Overall am attracted to well dressed men, suit, tie and expensive shoes.
For casual the same rules apply, well cut and good quality. Jeans and well fitting T Shirt is great for a BBQ or casual event, jeans and stylish over shirt is great for casual dinner out. 

Mr H wears a suit 5 days a week and for some more up market social occasions, hot as hell and he is lucky to make it out the door in one piece some days.


----------



## optimalprimus (Feb 4, 2015)

Holland said:


> Love well cut, stylish, current style suits. They have to be good quality and cut, Mr H is very tall and looks hot as hell in his business suits, the ex is a lot shorter but very muscular, he also looks good in a well cut suit. So it is all about the quality and fit IMHO.
> 
> Overall am attracted to well dressed men, suit, tie and expensive shoes.
> For casual the same rules apply, well cut and good quality.
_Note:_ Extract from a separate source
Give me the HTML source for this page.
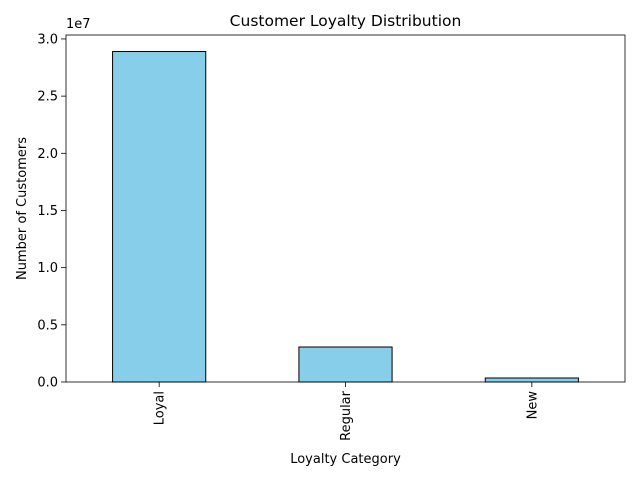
<!DOCTYPE html>
<html><head><meta charset="utf-8"><style>
body{margin:0;background:#fff;font-family:"Liberation Sans","DejaVu Sans",sans-serif;}
svg text{font-family:"DejaVu Sans","Liberation Sans",sans-serif;}
</style></head><body>
<svg id="chart" width="640" height="480" xmlns="http://www.w3.org/2000/svg">
<rect width="640" height="480" fill="#fff"/>
<g id="plot"></g>
</svg>
<script>
const categories = ["Loyal", "Regular", "New"];
const values = [28900000, 3060000, 350000];
const yTicks = [0, 5000000, 10000000, 15000000, 20000000, 25000000, 30000000];
const yTickLabels = ["0.0", "0.5", "1.0", "1.5", "2.0", "2.5", "3.0"];

const L=66,R=625,T=35,B=382;
const ns="http://www.w3.org/2000/svg";
const g=document.getElementById('plot');
const ymax=Math.max(...values)*1.05;
const y=v=>B-(v/ymax)*(B-T);
const step=(R-L)/categories.length;
const x=i=>L+step*(i+0.5);
function mk(t,a,p){const e=document.createElementNS(ns,t);for(const k in a)e.setAttribute(k,a[k]);(p||g).appendChild(e);return e;}

categories.forEach((c,i)=>{
  const bw=step*0.5;
  const r=mk('rect',{x:x(i)-bw/2,y:y(values[i]),width:bw,height:B-y(values[i]),fill:'#87ceeb',stroke:'#000','stroke-width':1});
  
  
  mk('line',{x1:x(i),x2:x(i),y1:B,y2:B+5,stroke:'#000','stroke-width':0.8});
  const t=mk('text',{x:0,y:0,'font-size':13,'text-anchor':'end',transform:`translate(${x(i)+4.5},${B+9}) rotate(-90)`});
  t.textContent=c;
  
  
});
yTicks.forEach((v,i)=>{
  mk('line',{x1:L-5,x2:L,y1:y(v),y2:y(v),stroke:'#000','stroke-width':0.8});
  const t=mk('text',{x:L-8,y:y(v)+4.5,'font-size':13,'text-anchor':'end'});
  t.textContent=yTickLabels[i];
  
  
});
const fr=mk('rect',{x:L,y:T,width:R-L,height:B-T,fill:'none',stroke:'#000','stroke-width':0.8});


const ex=mk('text',{x:L,y:T-7,'font-size':13});ex.textContent='1e7';


const ti=mk('text',{x:(L+R)/2,y:T-9,'font-size':15.5,'text-anchor':'middle'});ti.textContent='Customer Loyalty Distribution';


const xl=mk('text',{x:(L+R)/2,y:463,'font-size':13,'text-anchor':'middle'});xl.textContent='Loyalty Category';


const yl=mk('text',{x:0,y:0,'font-size':13,'text-anchor':'middle',transform:`translate(26,${(T+B)/2}) rotate(-90)`});yl.textContent='Number of Customers';


</script>
</body></html>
Jeans and well fitting T Shirt is great for a BBQ or casual event, jeans and stylish over shirt is great for casual dinner out.
> ...


Now I'm not much of a style guru but a friend once told me its all about shape and simplicity for blokes. Shape cos women love shoulders chests bums and legs and simplicity because having too much going on (pockets, patterns, colours) just distracts from the shape....

I think he had it about right with hindsight.


----------